Exercise requirements
Skip the images and copy each record exactly as written.

***** Material provided *****

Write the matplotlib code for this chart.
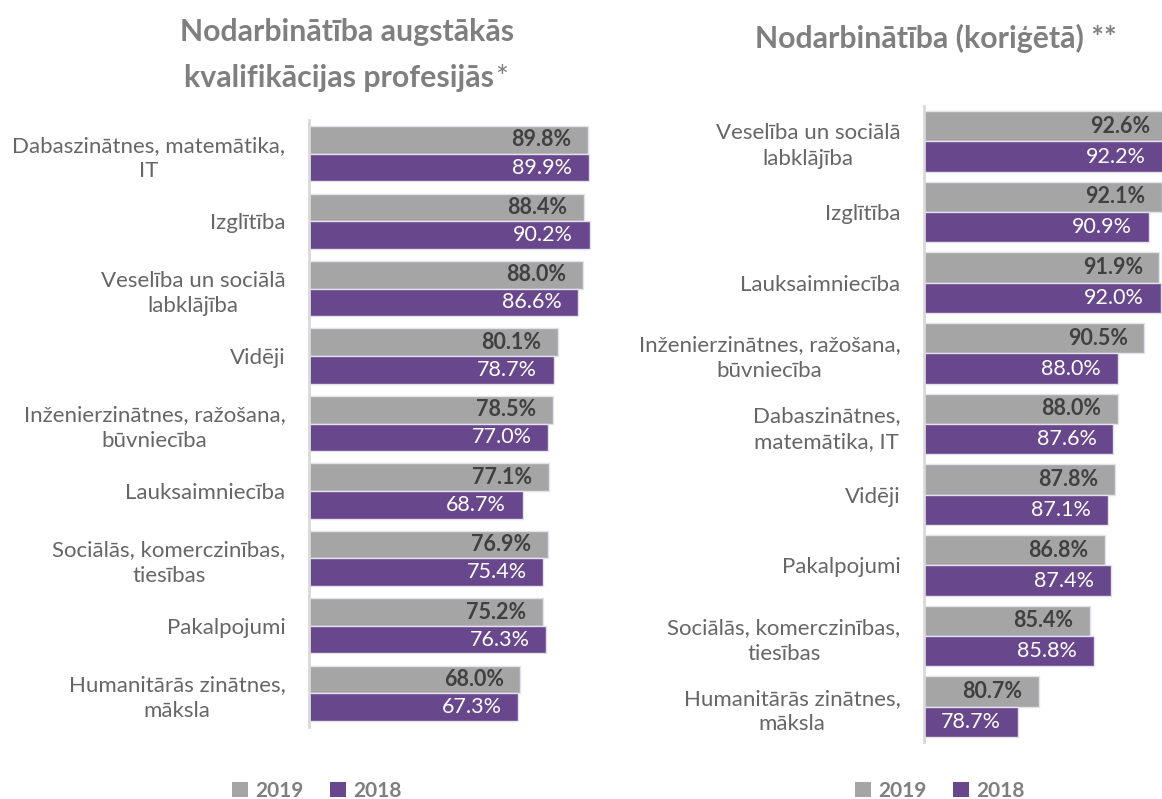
import matplotlib
matplotlib.use("Agg")
import matplotlib.pyplot as plt
from matplotlib.patches import Patch
import numpy as np

plt.rcParams['font.family'] = ['Lato', 'DejaVu Sans']

# ---------------- data ----------------
left_categories = [
    "Dabaszinātnes, matemātika,\nIT",
    "Izglītība",
    "Veselība un sociālā\nlabklājība",
    "Vidēji",
    "Inženierzinātnes, ražošana,\nbūvniecība",
    "Lauksaimniecība",
    "Sociālās, komerczinības,\ntiesības",
    "Pakalpojumi",
    "Humanitārās zinātnes,\nmāksla",
]
left_2019 = [89.8, 88.4, 88.0, 80.1, 78.5, 77.1, 76.9, 75.2, 68.0]
left_2018 = [89.9, 90.2, 86.6, 78.7, 77.0, 68.7, 75.4, 76.3, 67.3]

right_categories = [
    "Veselība un sociālā\nlabklājība",
    "Izglītība",
    "Lauksaimniecība",
    "Inženierzinātnes, ražošana,\nbūvniecība",
    "Dabaszinātnes,\nmatemātika, IT",
    "Vidēji",
    "Pakalpojumi",
    "Sociālās, komerczinības,\ntiesības",
    "Humanitārās zinātnes,\nmāksla",
]
right_2019 = [92.6, 92.1, 91.9, 90.5, 88.0, 87.8, 86.8, 85.4, 80.7]
right_2018 = [92.2, 90.9, 92.0, 88.0, 87.6, 87.1, 87.4, 85.8, 78.7]

series_names = ["2019", "2018"]
left_title_l1 = "Nodarbinātība augstākās"
left_title_l2 = "kvalifikācijas profesijās"
right_title = "Nodarbinātība (koriģētā) **"

# ---------------- style ----------------
GRAY = "#A5A5A5"
PURPLE = "#68478D"
EDGE = "#E4E0EC"
CAT_COLOR = "#666666"
TITLE_COLOR = "#7F7F7F"
DARK = "#404040"

W, H = 1162, 799
fig = plt.figure(figsize=(W / 100, H / 100), dpi=100)


def px_axes(x0, y_top, x1, y_bot):
    return fig.add_axes([x0 / W, 1 - y_bot / H, (x1 - x0) / W, (y_bot - y_top) / H])


def draw(ax, cats, v19, v18, xmin, xmax, bh):
    n = len(cats)
    y = np.arange(n)
    ax.barh(y - bh / 2, v19, height=bh,
            color=GRAY, edgecolor=EDGE, linewidth=1.0, zorder=2)
    ax.barh(y + bh / 2, v18, height=bh,
            color=PURPLE, edgecolor=EDGE, linewidth=1.0, zorder=2)
    ax.set_xlim(xmin, xmax)
    ax.set_ylim(n - 0.5, -0.5)
    ax.set_yticks(y)
    ax.set_yticklabels(cats, fontsize=16, color=CAT_COLOR,
                       multialignment='center', linespacing=1.35)
    ax.tick_params(axis='y', length=0, pad=17)
    ax.set_xticks([])
    for s in ['top', 'right', 'bottom']:
        ax.spines[s].set_visible(False)
    ax.spines['left'].set_color('#D9D9D9')
    ax.spines['left'].set_linewidth(2)
    ax.spines['left'].set_zorder(3)
    for i in range(n):
        ax.annotate(f"{v19[i]:.1f}%", xy=(v19[i], y[i] - bh / 2),
                    xytext=(-12, 0), textcoords='offset points',
                    ha='right', va='center', fontsize=15.5, fontweight='bold',
                    color=DARK, zorder=4, annotation_clip=False)
        ax.annotate(f"{v18[i]:.1f}%", xy=(v18[i], y[i] + bh / 2),
                    xytext=(-12, 0), textcoords='offset points',
                    ha='right', va='center', fontsize=15.5,
                    color='white', zorder=4, annotation_clip=False)


ax1 = px_axes(309, 120, 620, 727)
draw(ax1, left_categories, left_2019, left_2018, 0, 100, 0.41)

ax2 = px_axes(924, 106, 924 + 24 * 10.75, 742)
draw(ax2, right_categories, right_2019, right_2018, 70, 94, 0.43)

# titles
TS = 21.8
t1 = fig.text(180 / W, 1 - 41 / H, left_title_l1, ha='left', va='baseline',
              fontsize=TS, fontweight='bold', color=TITLE_COLOR)
t2 = fig.text(184 / W, 1 - 87 / H, left_title_l2, ha='left', va='baseline',
              fontsize=TS, fontweight='bold', color=TITLE_COLOR)
fig.add_artist(matplotlib.text.Annotation(
    "*", xy=(1, 0), xycoords=t2, xytext=(1, 0), textcoords='offset points',
    ha='left', va='bottom', fontsize=TS, color=TITLE_COLOR,
    annotation_clip=False))

fig.text(936 / W, 1 - 48 / H, right_title, ha='center', va='baseline',
         fontsize=TS, fontweight='bold', color=TITLE_COLOR)

# legends
handles = [Patch(facecolor=GRAY, edgecolor='none'), Patch(facecolor=PURPLE, edgecolor='none')]
for cx in (317, 940):
    fig.legend(handles, series_names, loc='center',
               bbox_to_anchor=(cx / W, 1 - 791 / H), ncol=2, frameon=False,
               handlelength=0.75, handleheight=0.75, handletextpad=0.35,
               columnspacing=1.3, labelcolor=TITLE_COLOR,
               prop={'weight': 'bold', 'size': 15})

fig.savefig("out.png", dpi=100)
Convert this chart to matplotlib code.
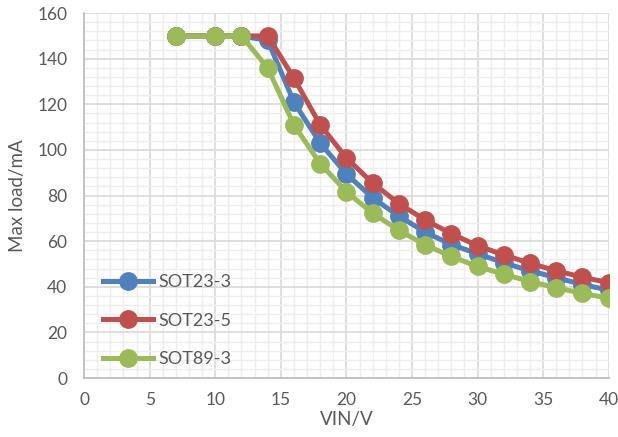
import matplotlib.pyplot as plt
from matplotlib.ticker import MultipleLocator

plt.rcParams['font.family'] = ['Lato', 'DejaVu Sans']

vin = [7, 10, 12, 14, 16, 18, 20, 22, 24, 26, 28, 30, 32, 34, 36, 38, 40]
sot23_3 = [150, 150, 150, 148, 121, 103, 89.5, 79, 71, 64, 58.5, 54.5, 50.5, 47, 44, 41, 38.5]
sot23_5 = [150, 150, 150, 150, 131.5, 111, 96.5, 85.5, 76.5, 69.3, 63.3, 58, 54, 50.3, 47, 44.2, 41.8]
sot89_3 = [150, 150, 150, 136, 111, 94, 81.7, 72.2, 64.8, 58.4, 53.3, 48.9, 45.5, 42.3, 39.6, 37.1, 35]

series = [("SOT23-3", sot23_3, "#4F81BD"),
          ("SOT23-5", sot23_5, "#C0504D"),
          ("SOT89-3", sot89_3, "#9BBB59")]

fig = plt.figure(figsize=(6.18, 4.37), dpi=100)
ax = fig.add_axes([0.136, 0.135, 0.849, 0.835])

for name, vals, color in series:
    ax.plot(vin, vals, color=color, linewidth=3.6, marker='o', markersize=12.5, label=name)

ax.set_xlim(0, 40)
ax.set_ylim(0, 160)
ax.xaxis.set_major_locator(MultipleLocator(5))
ax.xaxis.set_minor_locator(MultipleLocator(1))
ax.yaxis.set_major_locator(MultipleLocator(20))
ax.yaxis.set_minor_locator(MultipleLocator(4))
ax.grid(which='minor', color='#EEEEEE', linewidth=1.0)
ax.grid(which='major', color='#D9D9D9', linewidth=1.2)
ax.set_axisbelow(True)
ax.tick_params(which='both', length=0, labelsize=12.5, labelcolor='#595959')
ax.tick_params(axis='x', pad=10)
ax.tick_params(axis='y', pad=12)
for s in ax.spines.values():
    s.set_visible(False)
for side in ('left', 'bottom'):
    ax.spines[side].set_visible(True)
    ax.spines[side].set_color('#BFBFBF')
    ax.spines[side].set_linewidth(1.3)

ax.set_xlabel('VIN/V', fontsize=13.5, color='#595959', labelpad=2)
ax.set_ylabel('Max load/mA', fontsize=13.5, color='#595959', labelpad=8)

leg = ax.legend(loc='lower left', bbox_to_anchor=(0.005, -0.015), frameon=False,
                fontsize=13, handlelength=2.8, handletextpad=0.3, labelspacing=1.25,
                labelcolor='#595959')

fig.savefig('out.png', dpi=100)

*****

Answer for this exercise
Write the matplotlib code for this chart.
import matplotlib
matplotlib.use("Agg")
import matplotlib.pyplot as plt
from matplotlib.patches import Patch
import numpy as np

plt.rcParams['font.family'] = ['Lato', 'DejaVu Sans']

# ---------------- data ----------------
left_categories = [
    "Dabaszinātnes, matemātika,\nIT",
    "Izglītība",
    "Veselība un sociālā\nlabklājība",
    "Vidēji",
    "Inženierzinātnes, ražošana,\nbūvniecība",
    "Lauksaimniecība",
    "Sociālās, komerczinības,\ntiesības",
    "Pakalpojumi",
    "Humanitārās zinātnes,\nmāksla",
]
left_2019 = [89.8, 88.4, 88.0, 80.1, 78.5, 77.1, 76.9, 75.2, 68.0]
left_2018 = [89.9, 90.2, 86.6, 78.7, 77.0, 68.7, 75.4, 76.3, 67.3]

right_categories = [
    "Veselība un sociālā\nlabklājība",
    "Izglītība",
    "Lauksaimniecība",
    "Inženierzinātnes, ražošana,\nbūvniecība",
    "Dabaszinātnes,\nmatemātika, IT",
    "Vidēji",
    "Pakalpojumi",
    "Sociālās, komerczinības,\ntiesības",
    "Humanitārās zinātnes,\nmāksla",
]
right_2019 = [92.6, 92.1, 91.9, 90.5, 88.0, 87.8, 86.8, 85.4, 80.7]
right_2018 = [92.2, 90.9, 92.0, 88.0, 87.6, 87.1, 87.4, 85.8, 78.7]

series_names = ["2019", "2018"]
left_title_l1 = "Nodarbinātība augstākās"
left_title_l2 = "kvalifikācijas profesijās"
right_title = "Nodarbinātība (koriģētā) **"

# ---------------- style ----------------
GRAY = "#A5A5A5"
PURPLE = "#68478D"
EDGE = "#E4E0EC"
CAT_COLOR = "#666666"
TITLE_COLOR = "#7F7F7F"
DARK = "#404040"

W, H = 1162, 799
fig = plt.figure(figsize=(W / 100, H / 100), dpi=100)


def px_axes(x0, y_top, x1, y_bot):
    return fig.add_axes([x0 / W, 1 - y_bot / H, (x1 - x0) / W, (y_bot - y_top) / H])


def draw(ax, cats, v19, v18, xmin, xmax, bh):
    n = len(cats)
    y = np.arange(n)
    ax.barh(y - bh / 2, v19, height=bh,
            color=GRAY, edgecolor=EDGE, linewidth=1.0, zorder=2)
    ax.barh(y + bh / 2, v18, height=bh,
            color=PURPLE, edgecolor=EDGE, linewidth=1.0, zorder=2)
    ax.set_xlim(xmin, xmax)
    ax.set_ylim(n - 0.5, -0.5)
    ax.set_yticks(y)
    ax.set_yticklabels(cats, fontsize=16, color=CAT_COLOR,
                       multialignment='center', linespacing=1.35)
    ax.tick_params(axis='y', length=0, pad=17)
    ax.set_xticks([])
    for s in ['top', 'right', 'bottom']:
        ax.spines[s].set_visible(False)
    ax.spines['left'].set_color('#D9D9D9')
    ax.spines['left'].set_linewidth(2)
    ax.spines['left'].set_zorder(3)
    for i in range(n):
        ax.annotate(f"{v19[i]:.1f}%", xy=(v19[i], y[i] - bh / 2),
                    xytext=(-12, 0), textcoords='offset points',
                    ha='right', va='center', fontsize=15.5, fontweight='bold',
                    color=DARK, zorder=4, annotation_clip=False)
        ax.annotate(f"{v18[i]:.1f}%", xy=(v18[i], y[i] + bh / 2),
                    xytext=(-12, 0), textcoords='offset points',
                    ha='right', va='center', fontsize=15.5,
                    color='white', zorder=4, annotation_clip=False)


ax1 = px_axes(309, 120, 620, 727)
draw(ax1, left_categories, left_2019, left_2018, 0, 100, 0.41)

ax2 = px_axes(924, 106, 924 + 24 * 10.75, 742)
draw(ax2, right_categories, right_2019, right_2018, 70, 94, 0.43)

# titles
TS = 21.8
t1 = fig.text(180 / W, 1 - 41 / H, left_title_l1, ha='left', va='baseline',
              fontsize=TS, fontweight='bold', color=TITLE_COLOR)
t2 = fig.text(184 / W, 1 - 87 / H, left_title_l2, ha='left', va='baseline',
              fontsize=TS, fontweight='bold', color=TITLE_COLOR)
fig.add_artist(matplotlib.text.Annotation(
    "*", xy=(1, 0), xycoords=t2, xytext=(1, 0), textcoords='offset points',
    ha='left', va='bottom', fontsize=TS, color=TITLE_COLOR,
    annotation_clip=False))

fig.text(936 / W, 1 - 48 / H, right_title, ha='center', va='baseline',
         fontsize=TS, fontweight='bold', color=TITLE_COLOR)

# legends
handles = [Patch(facecolor=GRAY, edgecolor='none'), Patch(facecolor=PURPLE, edgecolor='none')]
for cx in (317, 940):
    fig.legend(handles, series_names, loc='center',
               bbox_to_anchor=(cx / W, 1 - 791 / H), ncol=2, frameon=False,
               handlelength=0.75, handleheight=0.75, handletextpad=0.35,
               columnspacing=1.3, labelcolor=TITLE_COLOR,
               prop={'weight': 'bold', 'size': 15})

fig.savefig("out.png", dpi=100)
Convert this chart to matplotlib code.
import matplotlib.pyplot as plt
from matplotlib.ticker import MultipleLocator

plt.rcParams['font.family'] = ['Lato', 'DejaVu Sans']

vin = [7, 10, 12, 14, 16, 18, 20, 22, 24, 26, 28, 30, 32, 34, 36, 38, 40]
sot23_3 = [150, 150, 150, 148, 121, 103, 89.5, 79, 71, 64, 58.5, 54.5, 50.5, 47, 44, 41, 38.5]
sot23_5 = [150, 150, 150, 150, 131.5, 111, 96.5, 85.5, 76.5, 69.3, 63.3, 58, 54, 50.3, 47, 44.2, 41.8]
sot89_3 = [150, 150, 150, 136, 111, 94, 81.7, 72.2, 64.8, 58.4, 53.3, 48.9, 45.5, 42.3, 39.6, 37.1, 35]

series = [("SOT23-3", sot23_3, "#4F81BD"),
          ("SOT23-5", sot23_5, "#C0504D"),
          ("SOT89-3", sot89_3, "#9BBB59")]

fig = plt.figure(figsize=(6.18, 4.37), dpi=100)
ax = fig.add_axes([0.136, 0.135, 0.849, 0.835])

for name, vals, color in series:
    ax.plot(vin, vals, color=color, linewidth=3.6, marker='o', markersize=12.5, label=name)

ax.set_xlim(0, 40)
ax.set_ylim(0, 160)
ax.xaxis.set_major_locator(MultipleLocator(5))
ax.xaxis.set_minor_locator(MultipleLocator(1))
ax.yaxis.set_major_locator(MultipleLocator(20))
ax.yaxis.set_minor_locator(MultipleLocator(4))
ax.grid(which='minor', color='#EEEEEE', linewidth=1.0)
ax.grid(which='major', color='#D9D9D9', linewidth=1.2)
ax.set_axisbelow(True)
ax.tick_params(which='both', length=0, labelsize=12.5, labelcolor='#595959')
ax.tick_params(axis='x', pad=10)
ax.tick_params(axis='y', pad=12)
for s in ax.spines.values():
    s.set_visible(False)
for side in ('left', 'bottom'):
    ax.spines[side].set_visible(True)
    ax.spines[side].set_color('#BFBFBF')
    ax.spines[side].set_linewidth(1.3)

ax.set_xlabel('VIN/V', fontsize=13.5, color='#595959', labelpad=2)
ax.set_ylabel('Max load/mA', fontsize=13.5, color='#595959', labelpad=8)

leg = ax.legend(loc='lower left', bbox_to_anchor=(0.005, -0.015), frameon=False,
                fontsize=13, handlelength=2.8, handletextpad=0.3, labelspacing=1.25,
                labelcolor='#595959')

fig.savefig('out.png', dpi=100)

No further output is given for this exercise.